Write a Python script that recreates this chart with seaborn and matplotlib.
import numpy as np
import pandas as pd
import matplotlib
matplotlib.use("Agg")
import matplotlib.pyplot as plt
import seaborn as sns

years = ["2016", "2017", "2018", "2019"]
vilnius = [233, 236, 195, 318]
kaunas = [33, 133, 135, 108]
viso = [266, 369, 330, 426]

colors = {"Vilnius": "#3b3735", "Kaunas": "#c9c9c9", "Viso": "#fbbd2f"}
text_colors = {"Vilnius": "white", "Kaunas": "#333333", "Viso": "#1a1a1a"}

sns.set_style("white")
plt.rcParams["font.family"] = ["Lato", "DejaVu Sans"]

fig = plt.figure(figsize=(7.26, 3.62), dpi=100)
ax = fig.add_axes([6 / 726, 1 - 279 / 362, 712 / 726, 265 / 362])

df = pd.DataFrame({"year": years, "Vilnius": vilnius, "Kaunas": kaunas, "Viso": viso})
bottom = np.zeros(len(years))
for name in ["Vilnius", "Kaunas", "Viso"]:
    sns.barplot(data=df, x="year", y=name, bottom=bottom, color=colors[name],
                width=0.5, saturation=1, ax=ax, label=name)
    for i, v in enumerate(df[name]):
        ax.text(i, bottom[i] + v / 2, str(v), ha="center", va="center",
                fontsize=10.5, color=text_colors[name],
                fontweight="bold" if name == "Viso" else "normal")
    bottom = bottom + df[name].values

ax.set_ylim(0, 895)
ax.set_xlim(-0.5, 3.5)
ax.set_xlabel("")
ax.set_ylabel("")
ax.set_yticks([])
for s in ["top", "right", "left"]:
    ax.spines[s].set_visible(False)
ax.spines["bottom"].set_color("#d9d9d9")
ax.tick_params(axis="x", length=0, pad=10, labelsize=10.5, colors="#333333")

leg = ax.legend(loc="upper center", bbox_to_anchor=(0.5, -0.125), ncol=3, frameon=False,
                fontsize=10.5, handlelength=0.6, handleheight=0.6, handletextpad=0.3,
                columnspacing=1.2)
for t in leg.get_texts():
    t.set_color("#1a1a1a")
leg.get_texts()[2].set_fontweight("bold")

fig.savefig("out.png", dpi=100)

--

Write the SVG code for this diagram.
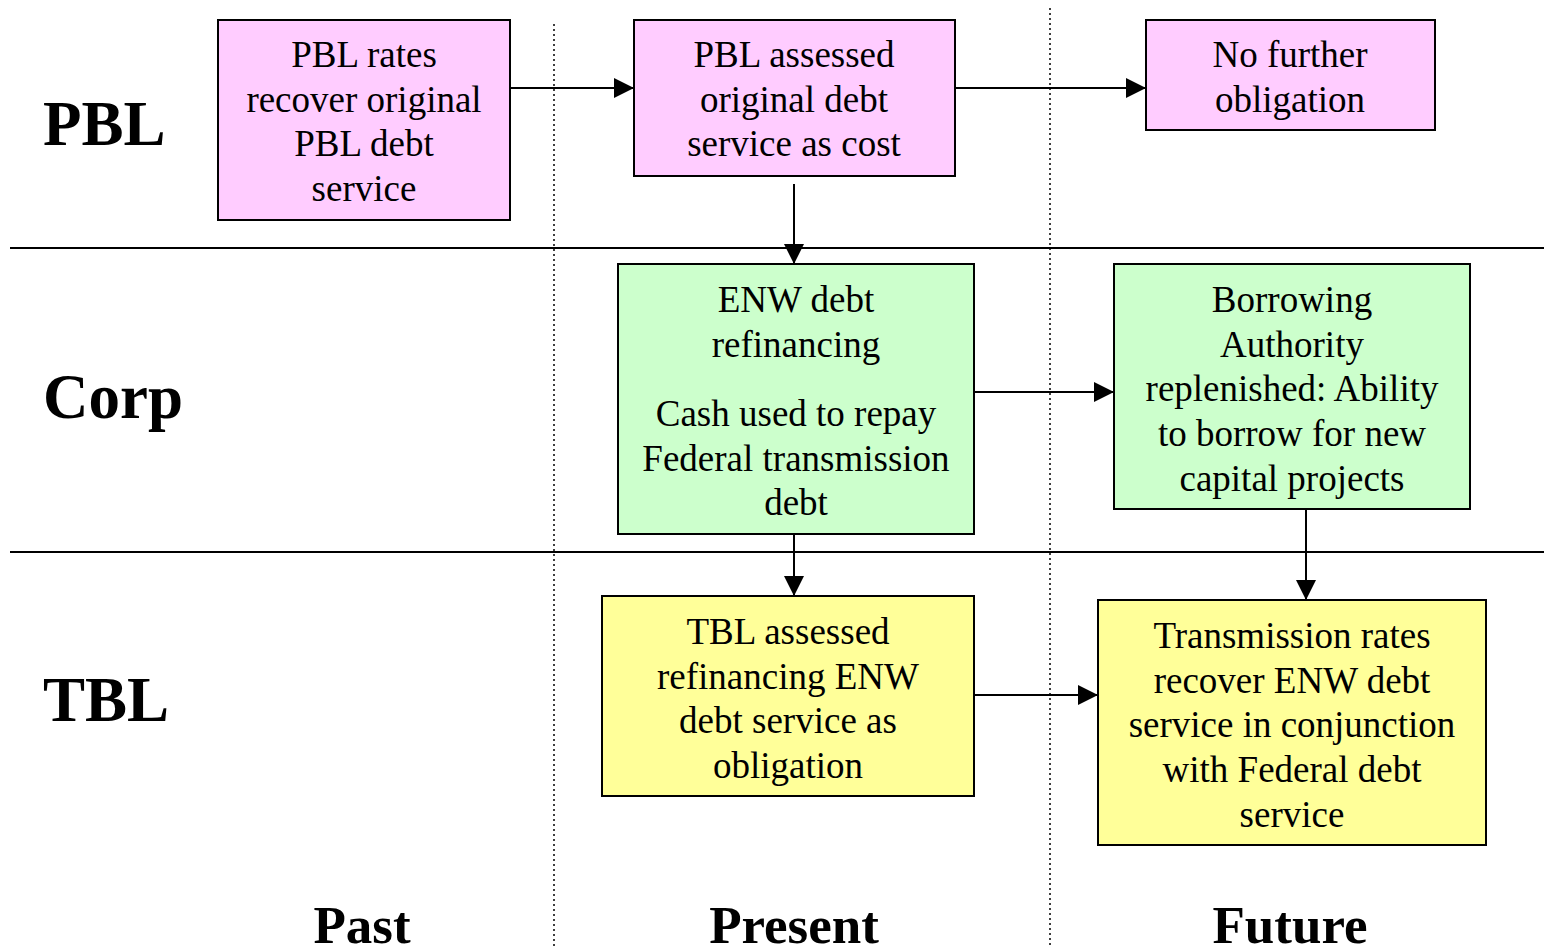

...

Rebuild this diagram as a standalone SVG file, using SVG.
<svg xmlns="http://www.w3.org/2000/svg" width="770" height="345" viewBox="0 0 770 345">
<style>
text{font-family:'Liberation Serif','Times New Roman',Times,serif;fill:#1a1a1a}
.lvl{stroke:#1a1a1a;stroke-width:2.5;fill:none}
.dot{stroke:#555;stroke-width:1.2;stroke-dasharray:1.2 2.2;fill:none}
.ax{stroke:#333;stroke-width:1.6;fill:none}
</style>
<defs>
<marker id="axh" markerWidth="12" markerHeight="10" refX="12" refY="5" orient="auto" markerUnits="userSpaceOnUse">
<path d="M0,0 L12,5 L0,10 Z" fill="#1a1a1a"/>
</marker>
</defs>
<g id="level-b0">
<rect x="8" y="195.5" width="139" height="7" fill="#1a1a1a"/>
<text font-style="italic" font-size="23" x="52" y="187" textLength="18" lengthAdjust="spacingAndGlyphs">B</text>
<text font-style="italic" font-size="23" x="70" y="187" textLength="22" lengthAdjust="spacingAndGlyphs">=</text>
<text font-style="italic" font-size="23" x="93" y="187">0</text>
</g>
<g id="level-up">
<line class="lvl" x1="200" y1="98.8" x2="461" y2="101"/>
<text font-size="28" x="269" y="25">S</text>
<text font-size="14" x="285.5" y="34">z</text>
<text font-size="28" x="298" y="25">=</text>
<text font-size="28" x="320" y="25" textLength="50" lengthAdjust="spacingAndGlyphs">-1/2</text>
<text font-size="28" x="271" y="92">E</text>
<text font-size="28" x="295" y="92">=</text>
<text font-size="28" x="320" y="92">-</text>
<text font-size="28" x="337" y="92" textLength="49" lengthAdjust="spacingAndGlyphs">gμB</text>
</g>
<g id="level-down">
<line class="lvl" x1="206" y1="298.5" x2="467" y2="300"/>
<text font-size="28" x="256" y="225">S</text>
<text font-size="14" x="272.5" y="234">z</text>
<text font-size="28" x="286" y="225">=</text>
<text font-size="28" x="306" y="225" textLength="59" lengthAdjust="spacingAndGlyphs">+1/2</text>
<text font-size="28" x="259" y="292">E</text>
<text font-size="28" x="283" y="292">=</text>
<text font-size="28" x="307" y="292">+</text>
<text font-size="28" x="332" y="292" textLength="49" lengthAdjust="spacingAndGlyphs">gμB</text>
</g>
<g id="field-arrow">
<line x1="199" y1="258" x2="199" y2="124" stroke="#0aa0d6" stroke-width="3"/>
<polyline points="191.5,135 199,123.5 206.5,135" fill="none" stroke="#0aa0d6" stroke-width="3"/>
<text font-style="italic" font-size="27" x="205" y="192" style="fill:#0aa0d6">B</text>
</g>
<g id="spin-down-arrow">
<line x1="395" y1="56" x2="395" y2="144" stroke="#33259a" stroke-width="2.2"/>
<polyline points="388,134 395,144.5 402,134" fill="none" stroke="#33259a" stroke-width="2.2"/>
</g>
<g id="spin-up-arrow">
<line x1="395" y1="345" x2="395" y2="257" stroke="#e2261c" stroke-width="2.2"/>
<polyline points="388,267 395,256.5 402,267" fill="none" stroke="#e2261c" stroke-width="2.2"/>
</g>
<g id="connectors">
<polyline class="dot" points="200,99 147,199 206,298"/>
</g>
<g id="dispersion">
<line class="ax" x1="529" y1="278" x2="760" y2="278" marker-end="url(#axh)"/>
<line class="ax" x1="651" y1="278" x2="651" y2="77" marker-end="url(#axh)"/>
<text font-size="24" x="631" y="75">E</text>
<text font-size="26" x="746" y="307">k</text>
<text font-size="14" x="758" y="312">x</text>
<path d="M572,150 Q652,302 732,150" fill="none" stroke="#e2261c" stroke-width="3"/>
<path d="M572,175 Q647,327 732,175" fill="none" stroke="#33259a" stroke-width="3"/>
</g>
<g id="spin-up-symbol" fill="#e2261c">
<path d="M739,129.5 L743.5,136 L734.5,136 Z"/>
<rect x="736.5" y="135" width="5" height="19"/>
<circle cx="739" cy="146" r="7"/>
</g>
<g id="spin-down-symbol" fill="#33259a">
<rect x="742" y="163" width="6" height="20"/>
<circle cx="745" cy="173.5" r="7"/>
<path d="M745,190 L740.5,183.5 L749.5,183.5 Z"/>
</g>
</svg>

Exercise objective: Your output shall consist solely of the lines from the line with "Write a Python" to the line with "viso = [266, 369, 330, 426]", reproduced exactly, both ends included.

Correct response:
Write a Python script that recreates this chart with seaborn and matplotlib.
import numpy as np
import pandas as pd
import matplotlib
matplotlib.use("Agg")
import matplotlib.pyplot as plt
import seaborn as sns

years = ["2016", "2017", "2018", "2019"]
vilnius = [233, 236, 195, 318]
kaunas = [33, 133, 135, 108]
viso = [266, 369, 330, 426]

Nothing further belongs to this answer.